◆ MATERIAL PROVIDED ◆

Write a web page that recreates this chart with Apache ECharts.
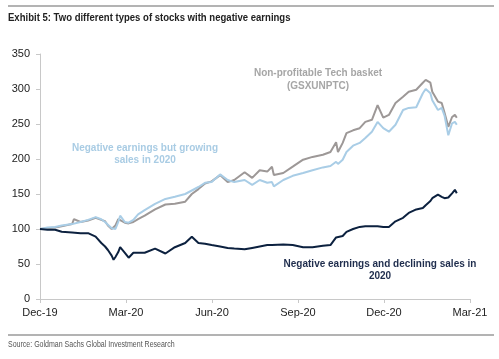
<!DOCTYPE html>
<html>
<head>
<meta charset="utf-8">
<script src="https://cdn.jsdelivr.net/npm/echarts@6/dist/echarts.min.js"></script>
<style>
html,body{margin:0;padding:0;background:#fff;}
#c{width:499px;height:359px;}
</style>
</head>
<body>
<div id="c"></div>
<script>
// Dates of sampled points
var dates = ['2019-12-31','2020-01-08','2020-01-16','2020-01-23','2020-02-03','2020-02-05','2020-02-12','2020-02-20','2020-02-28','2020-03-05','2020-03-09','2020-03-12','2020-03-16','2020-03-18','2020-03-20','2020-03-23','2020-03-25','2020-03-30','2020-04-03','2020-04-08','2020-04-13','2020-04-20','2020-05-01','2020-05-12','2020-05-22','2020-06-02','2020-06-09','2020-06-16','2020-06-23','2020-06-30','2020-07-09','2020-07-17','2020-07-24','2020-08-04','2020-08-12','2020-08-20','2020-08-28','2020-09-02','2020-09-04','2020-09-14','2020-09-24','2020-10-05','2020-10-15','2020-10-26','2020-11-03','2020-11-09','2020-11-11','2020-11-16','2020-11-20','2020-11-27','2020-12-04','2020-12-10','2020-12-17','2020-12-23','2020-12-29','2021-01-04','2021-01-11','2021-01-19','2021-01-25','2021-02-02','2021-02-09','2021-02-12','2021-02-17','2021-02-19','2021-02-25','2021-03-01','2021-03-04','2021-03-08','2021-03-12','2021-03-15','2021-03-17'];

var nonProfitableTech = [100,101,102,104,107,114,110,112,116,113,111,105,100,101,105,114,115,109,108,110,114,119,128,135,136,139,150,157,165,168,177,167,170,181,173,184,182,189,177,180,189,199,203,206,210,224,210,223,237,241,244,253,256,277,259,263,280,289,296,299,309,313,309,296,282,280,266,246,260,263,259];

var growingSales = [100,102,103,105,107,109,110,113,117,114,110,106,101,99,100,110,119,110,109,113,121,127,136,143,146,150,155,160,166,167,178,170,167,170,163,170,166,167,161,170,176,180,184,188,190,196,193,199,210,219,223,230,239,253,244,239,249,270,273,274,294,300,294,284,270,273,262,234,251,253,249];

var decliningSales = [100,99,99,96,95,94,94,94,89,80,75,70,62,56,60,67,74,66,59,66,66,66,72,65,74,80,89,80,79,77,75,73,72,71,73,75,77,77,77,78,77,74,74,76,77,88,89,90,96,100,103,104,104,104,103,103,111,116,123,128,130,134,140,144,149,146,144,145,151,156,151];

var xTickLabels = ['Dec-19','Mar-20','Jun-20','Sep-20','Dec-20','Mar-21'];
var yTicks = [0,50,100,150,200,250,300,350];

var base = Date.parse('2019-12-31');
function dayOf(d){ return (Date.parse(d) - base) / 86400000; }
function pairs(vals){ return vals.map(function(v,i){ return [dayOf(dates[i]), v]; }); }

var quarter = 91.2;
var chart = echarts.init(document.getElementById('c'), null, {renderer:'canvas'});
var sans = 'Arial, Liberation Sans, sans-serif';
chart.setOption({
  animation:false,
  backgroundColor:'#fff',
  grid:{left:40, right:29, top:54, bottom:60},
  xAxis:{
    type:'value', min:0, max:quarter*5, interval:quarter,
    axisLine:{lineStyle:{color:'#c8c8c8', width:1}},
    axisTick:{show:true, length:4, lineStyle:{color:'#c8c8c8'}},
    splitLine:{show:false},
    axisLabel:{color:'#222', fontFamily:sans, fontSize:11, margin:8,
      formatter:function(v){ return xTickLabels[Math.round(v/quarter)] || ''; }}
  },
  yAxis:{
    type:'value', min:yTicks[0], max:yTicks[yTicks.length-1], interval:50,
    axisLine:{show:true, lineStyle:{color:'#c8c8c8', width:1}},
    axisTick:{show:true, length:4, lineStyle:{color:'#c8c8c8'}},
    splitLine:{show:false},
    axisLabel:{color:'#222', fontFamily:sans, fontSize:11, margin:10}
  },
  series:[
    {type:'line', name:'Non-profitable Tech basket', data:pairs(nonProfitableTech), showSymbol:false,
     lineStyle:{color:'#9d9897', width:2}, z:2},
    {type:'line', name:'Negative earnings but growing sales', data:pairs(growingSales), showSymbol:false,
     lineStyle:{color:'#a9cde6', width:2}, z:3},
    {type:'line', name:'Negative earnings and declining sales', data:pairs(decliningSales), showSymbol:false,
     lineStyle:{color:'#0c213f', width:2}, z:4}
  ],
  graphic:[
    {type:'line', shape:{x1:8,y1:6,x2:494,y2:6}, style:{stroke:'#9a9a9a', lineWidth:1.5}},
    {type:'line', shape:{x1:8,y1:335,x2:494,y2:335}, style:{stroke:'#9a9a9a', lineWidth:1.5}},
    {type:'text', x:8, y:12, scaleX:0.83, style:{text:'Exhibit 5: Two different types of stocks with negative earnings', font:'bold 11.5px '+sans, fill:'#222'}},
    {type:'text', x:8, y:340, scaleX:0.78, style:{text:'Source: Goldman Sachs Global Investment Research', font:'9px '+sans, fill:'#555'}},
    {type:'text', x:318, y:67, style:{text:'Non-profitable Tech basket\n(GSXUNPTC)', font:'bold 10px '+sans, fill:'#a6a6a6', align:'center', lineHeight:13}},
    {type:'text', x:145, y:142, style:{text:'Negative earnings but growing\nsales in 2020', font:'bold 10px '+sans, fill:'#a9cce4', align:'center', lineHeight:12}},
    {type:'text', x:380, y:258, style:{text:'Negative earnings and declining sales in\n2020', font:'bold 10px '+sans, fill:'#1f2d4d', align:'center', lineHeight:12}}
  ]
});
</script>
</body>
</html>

◆ PROBLEM ◆
Return each line of the data, keeping its wording exact and omitting pictures.

◆ EXERCISE RESULT ◆
Write a web page that recreates this chart with Apache ECharts.
<!DOCTYPE html>
<html>
<head>
<meta charset="utf-8">
<script src="https://cdn.jsdelivr.net/npm/echarts@6/dist/echarts.min.js"></script>
<style>
html,body{margin:0;padding:0;background:#fff;}
#c{width:499px;height:359px;}
</style>
</head>
<body>
<div id="c"></div>
<script>
// Dates of sampled points
var dates = ['2019-12-31','2020-01-08','2020-01-16','2020-01-23','2020-02-03','2020-02-05','2020-02-12','2020-02-20','2020-02-28','2020-03-05','2020-03-09','2020-03-12','2020-03-16','2020-03-18','2020-03-20','2020-03-23','2020-03-25','2020-03-30','2020-04-03','2020-04-08','2020-04-13','2020-04-20','2020-05-01','2020-05-12','2020-05-22','2020-06-02','2020-06-09','2020-06-16','2020-06-23','2020-06-30','2020-07-09','2020-07-17','2020-07-24','2020-08-04','2020-08-12','2020-08-20','2020-08-28','2020-09-02','2020-09-04','2020-09-14','2020-09-24','2020-10-05','2020-10-15','2020-10-26','2020-11-03','2020-11-09','2020-11-11','2020-11-16','2020-11-20','2020-11-27','2020-12-04','2020-12-10','2020-12-17','2020-12-23','2020-12-29','2021-01-04','2021-01-11','2021-01-19','2021-01-25','2021-02-02','2021-02-09','2021-02-12','2021-02-17','2021-02-19','2021-02-25','2021-03-01','2021-03-04','2021-03-08','2021-03-12','2021-03-15','2021-03-17'];

var nonProfitableTech = [100,101,102,104,107,114,110,112,116,113,111,105,100,101,105,114,115,109,108,110,114,119,128,135,136,139,150,157,165,168,177,167,170,181,173,184,182,189,177,180,189,199,203,206,210,224,210,223,237,241,244,253,256,277,259,263,280,289,296,299,309,313,309,296,282,280,266,246,260,263,259];

var growingSales = [100,102,103,105,107,109,110,113,117,114,110,106,101,99,100,110,119,110,109,113,121,127,136,143,146,150,155,160,166,167,178,170,167,170,163,170,166,167,161,170,176,180,184,188,190,196,193,199,210,219,223,230,239,253,244,239,249,270,273,274,294,300,294,284,270,273,262,234,251,253,249];

var decliningSales = [100,99,99,96,95,94,94,94,89,80,75,70,62,56,60,67,74,66,59,66,66,66,72,65,74,80,89,80,79,77,75,73,72,71,73,75,77,77,77,78,77,74,74,76,77,88,89,90,96,100,103,104,104,104,103,103,111,116,123,128,130,134,140,144,149,146,144,145,151,156,151];

var xTickLabels = ['Dec-19','Mar-20','Jun-20','Sep-20','Dec-20','Mar-21'];
var yTicks = [0,50,100,150,200,250,300,350];

var base = Date.parse('2019-12-31');
function dayOf(d){ return (Date.parse(d) - base) / 86400000; }
function pairs(vals){ return vals.map(function(v,i){ return [dayOf(dates[i]), v]; }); }

var quarter = 91.2;
var chart = echarts.init(document.getElementById('c'), null, {renderer:'canvas'});
var sans = 'Arial, Liberation Sans, sans-serif';
chart.setOption({
  animation:false,
  backgroundColor:'#fff',
  grid:{left:40, right:29, top:54, bottom:60},
  xAxis:{
    type:'value', min:0, max:quarter*5, interval:quarter,
    axisLine:{lineStyle:{color:'#c8c8c8', width:1}},
    axisTick:{show:true, length:4, lineStyle:{color:'#c8c8c8'}},
    splitLine:{show:false},
    axisLabel:{color:'#222', fontFamily:sans, fontSize:11, margin:8,
      formatter:function(v){ return xTickLabels[Math.round(v/quarter)] || ''; }}
  },
  yAxis:{
    type:'value', min:yTicks[0], max:yTicks[yTicks.length-1], interval:50,
    axisLine:{show:true, lineStyle:{color:'#c8c8c8', width:1}},
    axisTick:{show:true, length:4, lineStyle:{color:'#c8c8c8'}},
    splitLine:{show:false},
    axisLabel:{color:'#222', fontFamily:sans, fontSize:11, margin:10}
  },
  series:[
    {type:'line', name:'Non-profitable Tech basket', data:pairs(nonProfitableTech), showSymbol:false,
     lineStyle:{color:'#9d9897', width:2}, z:2},
    {type:'line', name:'Negative earnings but growing sales', data:pairs(growingSales), showSymbol:false,
     lineStyle:{color:'#a9cde6', width:2}, z:3},
    {type:'line', name:'Negative earnings and declining sales', data:pairs(decliningSales), showSymbol:false,
     lineStyle:{color:'#0c213f', width:2}, z:4}
  ],
  graphic:[
    {type:'line', shape:{x1:8,y1:6,x2:494,y2:6}, style:{stroke:'#9a9a9a', lineWidth:1.5}},
    {type:'line', shape:{x1:8,y1:335,x2:494,y2:335}, style:{stroke:'#9a9a9a', lineWidth:1.5}},
    {type:'text', x:8, y:12, scaleX:0.83, style:{text:'Exhibit 5: Two different types of stocks with negative earnings', font:'bold 11.5px '+sans, fill:'#222'}},
    {type:'text', x:8, y:340, scaleX:0.78, style:{text:'Source: Goldman Sachs Global Investment Research', font:'9px '+sans, fill:'#555'}},
    {type:'text', x:318, y:67, style:{text:'Non-profitable Tech basket\n(GSXUNPTC)', font:'bold 10px '+sans, fill:'#a6a6a6', align:'center', lineHeight:13}},
    {type:'text', x:145, y:142, style:{text:'Negative earnings but growing\nsales in 2020', font:'bold 10px '+sans, fill:'#a9cce4', align:'center', lineHeight:12}},
    {type:'text', x:380, y:258, style:{text:'Negative earnings and declining sales in\n2020', font:'bold 10px '+sans, fill:'#1f2d4d', align:'center', lineHeight:12}}
  ]
});
</script>
</body>
</html>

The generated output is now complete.